Decision Date29 October 1990
Docket NumberNo. A90A1333,A90A1333
Citation197 Ga.App. 411,398 S.E.2d 440
PartiesEMPIRE SHOE COMPANY v. NICO INDUSTRIES, INC.
CourtGeorgia Court of Appeals

Lamberth, Bonapfel, Cifelli & Willson, Jerrell P. Rosenbluth, Carter L. Stout, Atlanta, for appellant.

Drew, Eckl & Farnham, Stevan A. Miller, Haas, Bridges & Kane, Stephen R. Kane, Branch, Pike & Ganz, Caroline C. Kresky, Hurt, Richardson, Garner, Todd & Cadenhead, C. Michael Johnson, Atlanta, for appellee.

SOGNIER, Judge.

Empire Shoe Company, a tenant in the Healey Building in downtown Atlanta, brought suit against the building owner, Healey Building Associates, Ltd. (HBA), to recover damages allegedly resulting from delays in renovation of the building. HBA then filed a third-party complaint for indemnification and contribution against NICO Industries, Inc., HBA's renovation contractor. The trial court granted partial summary judgment to third-party defendant NICO on Empire Shoe's claims against defendant HBA for lost profits and damaged inventory and denied Empire Shoe's motion for reconsideration. Empire Shoe appeals.

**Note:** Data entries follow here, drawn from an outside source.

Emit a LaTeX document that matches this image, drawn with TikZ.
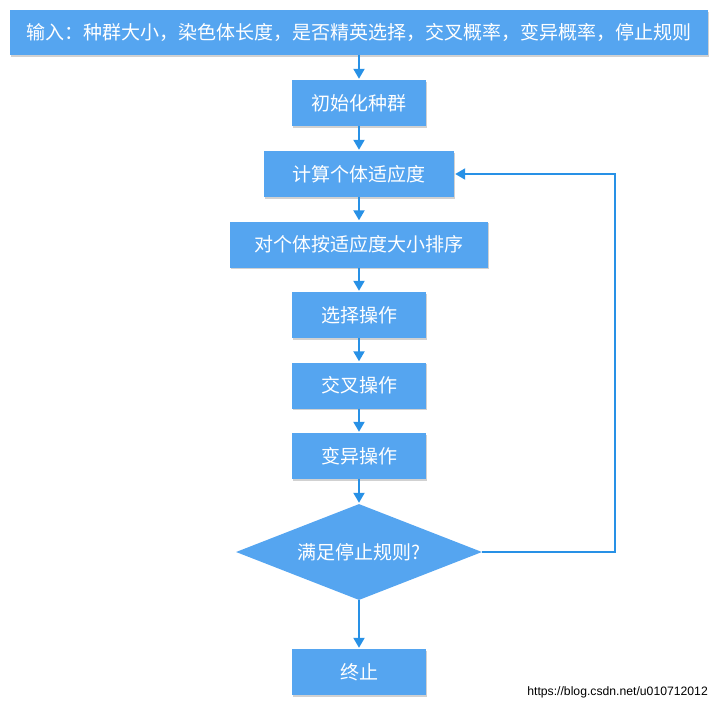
\documentclass[tikz,border=0pt]{standalone}
\usepackage{fontspec}
\setmainfont{Noto Sans CJK SC}
\newfontfamily\urlfont{Liberation Sans}
\usepackage{tikz}
\usetikzlibrary{shapes.geometric,arrows.meta,shadows}
\definecolor{boxblue}{RGB}{85,165,240}
\definecolor{flowblue}{RGB}{40,145,230}

\tikzset{
  stepbox/.style={rectangle, fill=boxblue, text=white, inner sep=0pt,
    minimum width=134pt, minimum height=46pt,
    font=\fontsize{19}{22}\selectfont,
    drop shadow={shadow xshift=0.6pt, shadow yshift=-1.6pt, opacity=0.3, fill=black!60}},
  checkbox/.style={diamond, fill=boxblue, text=white, inner sep=0pt, aspect=2.56,
    minimum width=246pt, minimum height=96pt,
    font=\fontsize{19}{22}\selectfont},
  flow/.style={flowblue, line width=2pt, -{Triangle[width=11pt,length=10pt]}, shorten >=1pt},
}

\begin{document}
\begin{tikzpicture}[x=1pt, y=-1pt]
    \useasboundingbox (0,0) rectangle (720,710);

    % Input and steps
    \node[stepbox, minimum width=698pt, minimum height=45pt] (input) at (359,32.5)
        {输入：种群大小，染色体长度，是否精英选择，交叉概率，变异概率，停止规则};
    \node[stepbox] (init) at (359,103) {初始化种群};
    \node[stepbox, minimum width=190pt] (fitness) at (359,174) {计算个体适应度};
    \node[stepbox, minimum width=258pt] (sort) at (359,244.5) {对个体按适应度大小排序};
    \node[stepbox] (select) at (359,315) {选择操作};
    \node[stepbox] (cross) at (359,385.5) {交叉操作};
    \node[stepbox] (mutate) at (359,456) {变异操作};

    % Stop test
    \node[checkbox] (check) at (359,552) {满足停止规则?};
    \node[stepbox] (stop) at (359,672) {终止};

    % Arrows down
    \draw[flow] (input) -- (init);
    \draw[flow] (init) -- (fitness);
    \draw[flow] (fitness) -- (sort);
    \draw[flow] (sort) -- (select);
    \draw[flow] (select) -- (cross);
    \draw[flow] (cross) -- (mutate);
    \draw[flow] (mutate) -- (check);
    \draw[flow] (check) -- (stop);

    % Loop back
    \coordinate (loop) at (615,552);
    \draw[flow] (check.east) -- (loop) |- (fitness.east);

    \node[anchor=east, inner sep=0pt, font=\urlfont\fontsize{12.2}{14}\selectfont] (url) at (708,692)
        {https://blog.csdn.net/u010712012};
\end{tikzpicture}
\end{document}
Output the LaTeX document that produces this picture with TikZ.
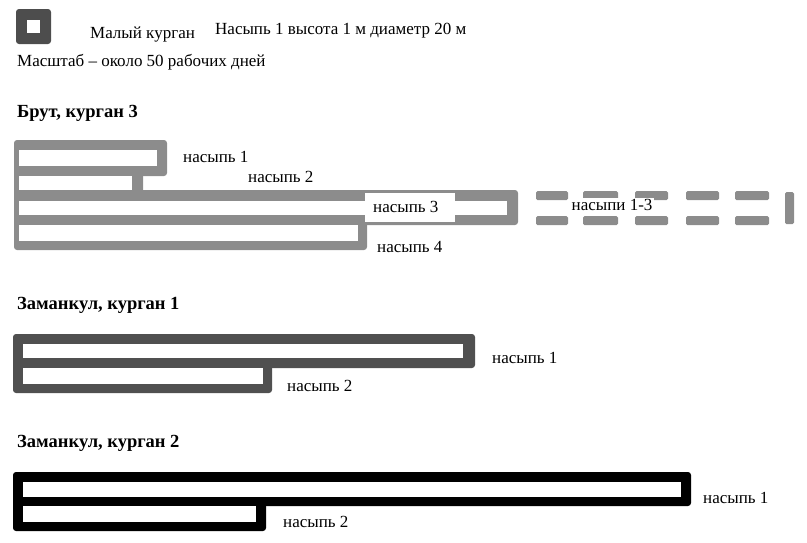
\documentclass[tikz,border=0pt]{standalone}
\usepackage{fontspec}
\setmainfont{Liberation Serif}
\definecolor{brutgray}{HTML}{8C8C8C}
\definecolor{zamgray}{HTML}{505050}
\definecolor{leggray}{HTML}{4D4D4D}
\begin{document}
\begin{tikzpicture}[x=1pt,y=-1pt,
  lbl/.style={anchor=west,inner sep=0pt,font=\fontsize{17}{20}\selectfont},
  head/.style={anchor=west,inner sep=0pt,font=\fontsize{18.5}{21}\selectfont\bfseries},
  hole/.style={fill=white},
  dashbar/.style={fill=brutgray,rounded corners=1.5pt}]
\useasboundingbox (0,0) rectangle (807,542);
% legend
\fill[leggray,rounded corners=3pt] (16,9) rectangle (51,44);
\fill[white] (27,20) rectangle (40,33);
\node[lbl] (leg1) at (90,35) {Малый курган};
\node[lbl] (leg2) at (215,31) {Насыпь 1 высота 1 м диаметр 20 м};
\node[lbl] (leg3) at (17,62) {Масштаб – около 50 рабочих дней};
% Brut
\node[head] (h1) at (17,113) {Брут, курган 3};
\begin{scope}[brutgray,rounded corners=3pt]
\fill (14,140) rectangle (167,176);
\fill (14,166) rectangle (143,200);
\fill (14,190) rectangle (518,225);
\fill (14,215) rectangle (367,250);
\end{scope}
\fill[hole] (18.5,150) rectangle (157,166);
\fill[hole] (18.5,176) rectangle (132,190);
\fill[hole] (18.5,201) rectangle (507,215);
\fill[hole] (18.5,225) rectangle (358,241);
\fill[white] (365,193) rectangle (455,222);
\foreach \a/\b in {536/568,583/618,635/668,686/719,735/769}{
  \fill[dashbar] (\a,191) rectangle (\b,200);
  \fill[dashbar] (\a,216) rectangle (\b,225);
}
\fill[dashbar] (785,192) rectangle (794,224);
\node[lbl] (b1) at (183,157) {насыпь 1};
\node[lbl] (b2) at (248,177) {насыпь 2};
\node[lbl] (b3) at (373,207) {насыпь 3};
\node[lbl] (b4) at (377,247) {насыпь 4};
\node[lbl,fill=white,inner sep=1.5pt] (b13) at (570,205) {насыпи 1-3};
% Zamankul 1
\node[head] (h2) at (17,305) {Заманкул, курган 1};
\begin{scope}[zamgray,rounded corners=3pt]
\fill (13,334) rectangle (475,368);
\fill (13,358) rectangle (272,393);
\end{scope}
\fill[hole] (23,344) rectangle (463,358);
\fill[hole] (23,368) rectangle (263,384);
\node[lbl] (z11) at (492,358) {насыпь 1};
\node[lbl] (z12) at (287,386) {насыпь 2};
% Zamankul 2
\node[head] (h3) at (17,443) {Заманкул, курган 2};
\begin{scope}[black,rounded corners=3pt]
\fill (13,472) rectangle (691,506);
\fill (13,497) rectangle (266,531);
\end{scope}
\fill[hole] (23,482) rectangle (681,497);
\fill[hole] (23,506) rectangle (256,522);
\node[lbl] (z21) at (703,498) {насыпь 1};
\node[lbl] (z22) at (283,522) {насыпь 2};
\end{tikzpicture}
\end{document}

The record reveals that in March 1985, appellant and HBA's predecessor executed a five-year lease with two five-year renewal options for retail space in the Healey Building to be used by appellant for a retail shoe store. HBA subsequently purchased the building and assumed the landlord's interest under the lease. As part of its plan for renovating the building, HBA negotiated an amendment to the lease whereby the parties agreed that HBA would endeavor to begin work by June 1, 1986, to substantially complete the interior work by August 1, and to achieve substantial completion of all areas affecting appellant by October 1, 1986 so that appellant could complete its tenant finish work in time for the Christmas buying season. The amendment also provided for rent abatement during the construction period and required HBA to provide safe, dry storage for appellant's inventory during the work.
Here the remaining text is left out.